Она неуверенно улыбнулась и кивнула.

— Ты кричала, — сказал он.

До этого момента она не помнила крика, сорвавшегося с ее губ, когда она содрогалась в конвульсиях под его телом. Ее кожу как будто опалило жаром.

— Я знаю. Извини. Мне не было больно, я не думала, что буду кричать.

— Я должен был остановиться, но не смог.

— Я бы убила тебя, если бы ты это сделал! — сказала она, прижавшись лицом к его груди, слыша сильное биение его сердца.

К ее удивлению, она почувствовала, как он затрясся от беззвучного смеха.

— Ты источник постоянного удовольствия, — прошептал он.

Первый раз за все время, радостно подумала она, он разговаривал с ней на равных, а не как с девушкой на одиннадцать лет моложе, которую надо лелеять и оберегать.

— Потому что мне нравится заниматься с тобой любовью?

— Потому что ты похожа на Белоснежку, а ведешь себя в постели как современная женщина.
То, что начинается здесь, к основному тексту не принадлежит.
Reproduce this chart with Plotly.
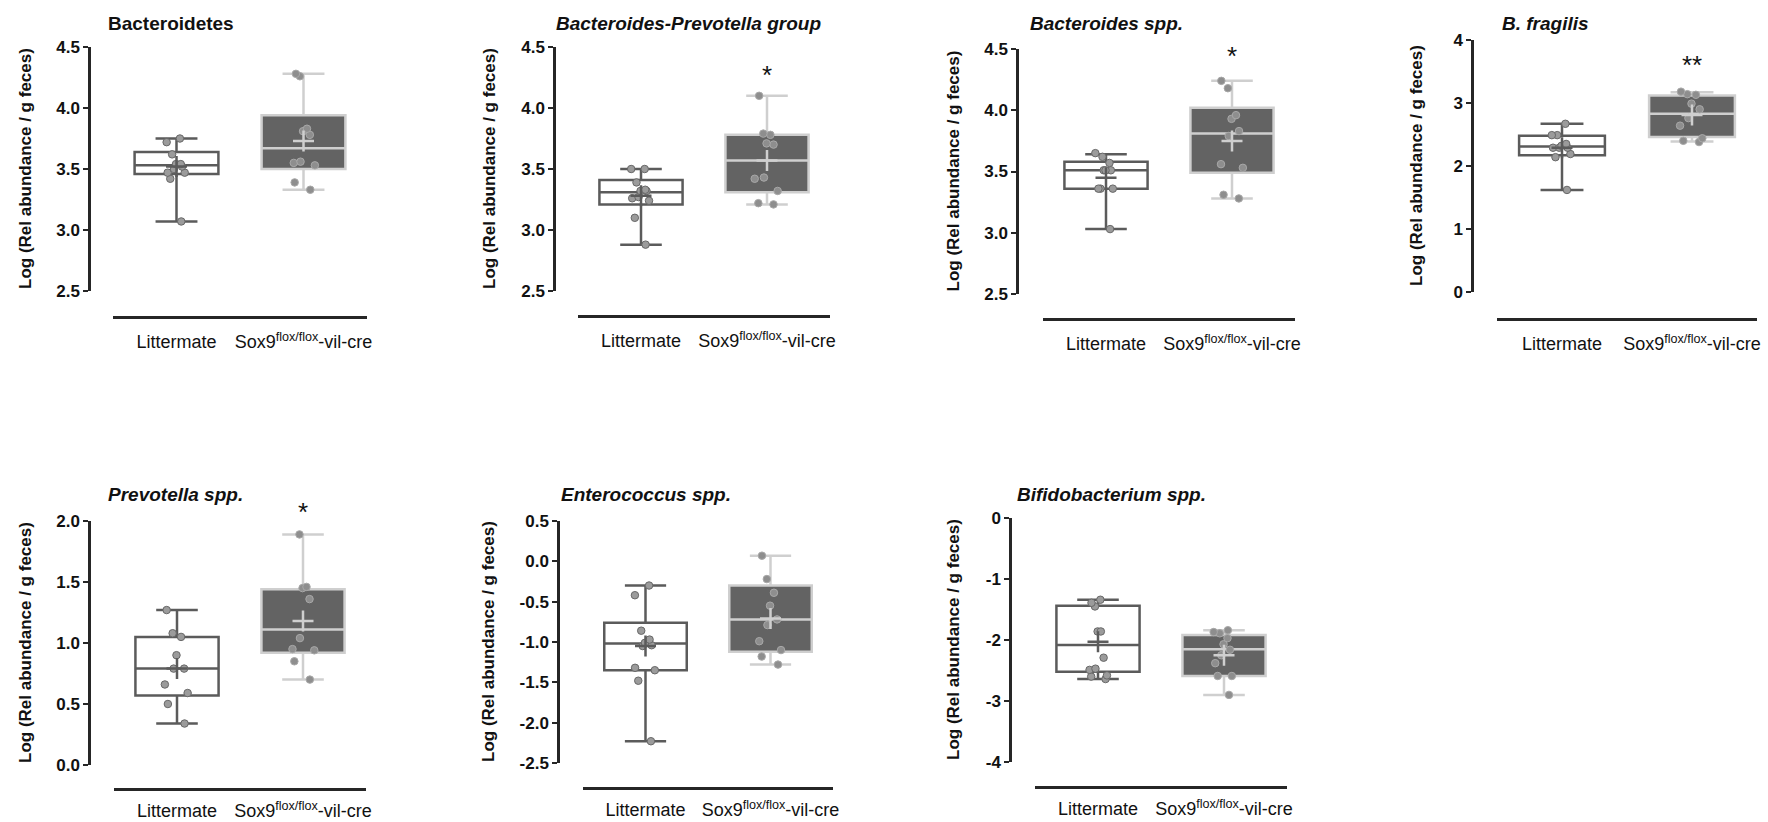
import numpy as np
import plotly.graph_objects as go

W, H = 1768, 822
FONT = "Arial, Liberation Sans, sans-serif"

groups = ["Littermate", "Sox9"]
group_labels = ["Littermate", "Sox9<sup>flox/flox</sup>-vil-cre"]

titles = [
    "<b>Bacteroidetes</b>",
    "<b><i>Bacteroides-Prevotella group</i></b>",
    "<b><i>Bacteroides spp.</i></b>",
    "<b><i>B. fragilis</i></b>",
    "<b><i>Prevotella spp.</i></b>",
    "<b><i>Enterococcus spp.</i></b>",
    "<b><i>Bifidobacterium spp.</i></b>",
]
y_title = "<b>Log (Rel abundance / g feces)</b>"

# individual animals
lit_points = [
    [3.75, 3.72, 3.62, 3.54, 3.54, 3.52, 3.50, 3.47, 3.47, 3.42, 3.07],
    [3.50, 3.50, 3.39, 3.32, 3.32, 3.33, 3.27, 3.26, 3.24, 3.10, 2.88],
    [3.65, 3.62, 3.57, 3.51, 3.51, 3.51, 3.36, 3.36, 3.36, 3.03],
    [2.67, 2.49, 2.49, 2.35, 2.32, 2.29, 2.29, 2.29, 2.19, 2.14, 1.62],
    [1.27, 1.08, 1.05, 0.90, 0.79, 0.79, 0.66, 0.59, 0.50, 0.34],
    [-0.30, -0.42, -0.86, -0.97, -1.01, -1.04, -1.05, -1.32, -1.35, -1.48, -2.23],
    [-1.34, -1.39, -1.45, -1.86, -1.86, -2.29, -2.47, -2.49, -2.58, -2.60, -2.64],
]
sox_points = [
    [4.28, 4.26, 3.83, 3.81, 3.78, 3.56, 3.55, 3.53, 3.39, 3.33],
    [4.10, 3.78, 3.79, 3.71, 3.70, 3.42, 3.43, 3.32, 3.21, 3.22],
    [4.24, 4.18, 3.96, 3.93, 3.83, 3.79, 3.56, 3.53, 3.28, 3.31],
    [3.14, 3.13, 3.18, 2.99, 2.90, 2.76, 2.64, 2.44, 2.38, 2.40],
    [1.89, 1.45, 1.46, 1.36, 1.04, 0.94, 0.95, 0.85, 0.70],
    [0.07, -0.22, -0.39, -0.55, -0.72, -0.79, -0.99, -1.10, -1.18, -1.28],
    [-1.84, -1.87, -1.89, -1.97, -2.07, -2.16, -2.25, -2.38, -2.59, -2.59, -2.90],
]

# box statistics (as drawn)
lit_lo   = [3.07, 2.88, 3.03, 1.62, 0.34, -2.23, -2.64]
lit_q1   = [3.46, 3.21, 3.36, 2.17, 0.57, -1.35, -2.52]
lit_med  = [3.53, 3.31, 3.51, 2.31, 0.79, -1.02, -2.08]
lit_q3   = [3.64, 3.41, 3.58, 2.48, 1.05, -0.76, -1.44]
lit_hi   = [3.75, 3.50, 3.64, 2.67, 1.27, -0.30, -1.34]
lit_mean = [3.52, 3.28, 3.45, 2.29, 0.79, -1.05, -2.03]

sox_lo   = [3.33, 3.21, 3.28, 2.39, 0.70, -1.28, -2.90]
sox_q1   = [3.50, 3.31, 3.49, 2.46, 0.92, -1.12, -2.59]
sox_med  = [3.67, 3.57, 3.81, 2.83, 1.11, -0.72, -2.15]
sox_q3   = [3.94, 3.78, 4.02, 3.12, 1.44, -0.30, -1.92]
sox_hi   = [4.28, 4.10, 4.24, 3.17, 1.89, 0.07, -1.84]
sox_mean = [3.73, 3.57, 3.75, 2.81, 1.18, -0.71, -2.25]

stars  = ["", "*", "*", "**", "*", "", ""]
star_y = [None, 4.27, 4.44, 3.60, 2.07, None, None]

y_ranges = [[2.5, 4.5], [2.5, 4.5], [2.5, 4.5], [0, 4], [0, 2], [-2.5, 0.5], [-4, 0]]
y_dticks = [0.5, 0.5, 0.5, 1, 0.5, 0.5, 1]

# layout geometry in pixels
GEOM = [
    dict(yx=89,   yt=47,  yb=291, xl=113,  xr=367,  xly=317, tx=106,  ty=23,  ytx=25,   so=8),
    dict(yx=554,  yt=47,  yb=291, xl=578,  xr=830,  xly=316, tx=554,  ty=23,  ytx=489,  so=8),
    dict(yx=1017, yt=49,  yb=294, xl=1043, xr=1295, xly=319, tx=1028, ty=23,  ytx=953,  so=8),
    dict(yx=1472, yt=40,  yb=292, xl=1497, xr=1757, xly=319, tx=1500, ty=23,  ytx=1417, so=8),
    dict(yx=89,   yt=521, yb=765, xl=114,  xr=366,  xly=789, tx=106,  ty=494, ytx=25,   so=5),
    dict(yx=558,  yt=521, yb=763, xl=583,  xr=833,  xly=788, tx=559,  ty=494, ytx=488,  so=5),
    dict(yx=1010, yt=518, yb=762, xl=1035, xr=1287, xly=787, tx=1015, ty=494, ytx=953,  so=5),
]

def px(x):
    return x / W

def py(y):
    return 1 - y / H

LIT_LINE = "#5b5b5b"
SOX_FILL = "#636363"
SOX_LINE = "#cfcfcf"
AXIS = "#262626"
BOXW = 0.66

fig = go.Figure()
annotations = []
layout_axes = {}

for i, g in enumerate(GEOM):
    n = i + 1
    xa = "x" if n == 1 else f"x{n}"
    ya = "y" if n == 1 else f"y{n}"
    xkey = "xaxis" if n == 1 else f"xaxis{n}"
    ykey = "yaxis" if n == 1 else f"yaxis{n}"

    # boxes
    fig.add_trace(go.Box(
        x=[groups[0]], q1=[lit_q1[i]], median=[lit_med[i]], q3=[lit_q3[i]],
        lowerfence=[lit_lo[i]], upperfence=[lit_hi[i]],
        boxpoints=False, width=BOXW, whiskerwidth=0.5,
        fillcolor="white", line=dict(color=LIT_LINE, width=2.5),
        xaxis=xa, yaxis=ya, showlegend=False, hoverinfo="skip"))
    fig.add_trace(go.Box(
        x=[groups[1]], q1=[sox_q1[i]], median=[sox_med[i]], q3=[sox_q3[i]],
        lowerfence=[sox_lo[i]], upperfence=[sox_hi[i]],
        boxpoints=False, width=BOXW, whiskerwidth=0.5,
        fillcolor=SOX_FILL, line=dict(color=SOX_LINE, width=2.5),
        xaxis=xa, yaxis=ya, showlegend=False, hoverinfo="skip"))

    # individual points
    for gname, pts, fc, lc in [(groups[0], lit_points[i], "#9b9b9b", "#686868"),
                               (groups[1], sox_points[i], "#8e8e8e", "#a8a8a8")]:
        fig.add_trace(go.Box(
            x=[gname] * len(pts), y=pts, boxpoints="all", jitter=0.35, pointpos=0,
            width=BOXW, fillcolor="rgba(0,0,0,0)",
            line=dict(color="rgba(0,0,0,0)", width=0),
            marker=dict(size=7.5, color=fc, line=dict(color=lc, width=1)),
            xaxis=xa, yaxis=ya, showlegend=False, hoverinfo="skip"))

    # means
    fig.add_trace(go.Scatter(
        x=groups, y=[lit_mean[i], sox_mean[i]], mode="markers",
        marker=dict(symbol="cross-thin", size=15,
                    line=dict(color=[LIT_LINE, SOX_LINE], width=2.5)),
        xaxis=xa, yaxis=ya, showlegend=False, hoverinfo="skip", cliponaxis=False))

    r0, r1 = y_ranges[i]
    tv = np.round(np.arange(r0, r1 + 1e-9, y_dticks[i]), 3)
    fmt = "{:.1f}" if y_dticks[i] < 1 else "{:.0f}"
    tt = [fmt.format(v) for v in tv]

    layout_axes[xkey] = dict(
        domain=[px(g["xl"]), px(g["xr"])], anchor="free", position=py(g["xly"]),
        type="category", categoryorder="array", categoryarray=groups,
        range=[-0.5, 1.5], tickvals=groups, ticktext=group_labels,
        showline=True, linecolor=AXIS, linewidth=2.5, ticks="",
        showgrid=False, zeroline=False, ticklabelstandoff=g["so"], automargin=False,
        tickfont=dict(family=FONT, size=18, color="#111"), fixedrange=True)
    layout_axes[ykey] = dict(
        domain=[py(g["yb"]), py(g["yt"])], anchor="free", position=px(g["yx"]),
        range=[r0, r1], tickvals=tv, ticktext=tt, automargin=False,
        showline=True, linecolor=AXIS, linewidth=2.5,
        ticks="outside", ticklen=5, tickwidth=2, tickcolor=AXIS,
        showgrid=False, zeroline=False,
        tickfont=dict(family=FONT, size=17, color="#111", weight="bold"),
        fixedrange=True)

    annotations.append(dict(
        text=titles[i], x=px(g["tx"]), y=py(g["ty"]), xref="paper", yref="paper",
        xanchor="left", yanchor="middle", showarrow=False,
        font=dict(family=FONT, size=19, color="#111")))
    annotations.append(dict(
        text=y_title, x=px(g["ytx"]), y=py((g["yt"] + g["yb"]) / 2),
        xref="paper", yref="paper", textangle=-90,
        xanchor="center", yanchor="middle", showarrow=False,
        font=dict(family=FONT, size=17, color="#111")))
    if stars[i]:
        annotations.append(dict(
            text=stars[i], x=0.75, y=(star_y[i] - r0) / (r1 - r0),
            xref=f"{xa} domain", yref=f"{ya} domain",
            showarrow=False, xanchor="center", yanchor="middle",
            font=dict(family=FONT, size=26, color="#111")))

fig.update_layout(
    width=W, height=H, margin=dict(l=0, r=0, t=0, b=0, autoexpand=False),
    paper_bgcolor="white", plot_bgcolor="white",
    boxmode="overlay", showlegend=False,
    annotations=annotations, **layout_axes)

fig.write_html(
    "out.html", config={"displayModeBar": False},
    post_script="document.body.style.margin='0px';"
                "document.documentElement.style.overflow='hidden';")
— Мы уже говорили об этом раньше, — пробормотала она. — Белоснежка была мужественной, она упорно трудилась и получила свою награду. Очень современная женщина.

— Неужели я твоя награда? — прошептал он с сомнением в голосе.

Она засмеялась.

— А разве ты не хочешь быть ею?

— Чего я хочу, — осторожно проговорил Кейн, — так это того, о чем мне не следует вообще думать.

— Почему? Потому что я моложе тебя?

Он поднял руку и накрыл ее грудь. Ее насытившееся тело шевельнулось, и она резко вдохнула, поняв, что он опять завелся…

Часом позже Эмма лежала уже в собственной постели, совсем сонная, не в состоянии ясно мыслить, а просто погружаясь в мечты, от которых ее бросало в дрожь. Кейн занимался с ней любовью очень искусно, будучи опытным в таких делах. Несколько раз она испытывала оргазм, хотя он и не брал ее и не позволял себя ласкать. Он погрузил ее в райское блаженство — и память об этом теперь вызывала у нее чувство печали. Под его искусными, головокружительными ласками скрывалось странное отчуждение. Да, он хотел ее, но ему так удавалось контролировать себя, что не было ничего похожего на сильное и неудержимое влечение друг к другу во время первой неистовой физической близости.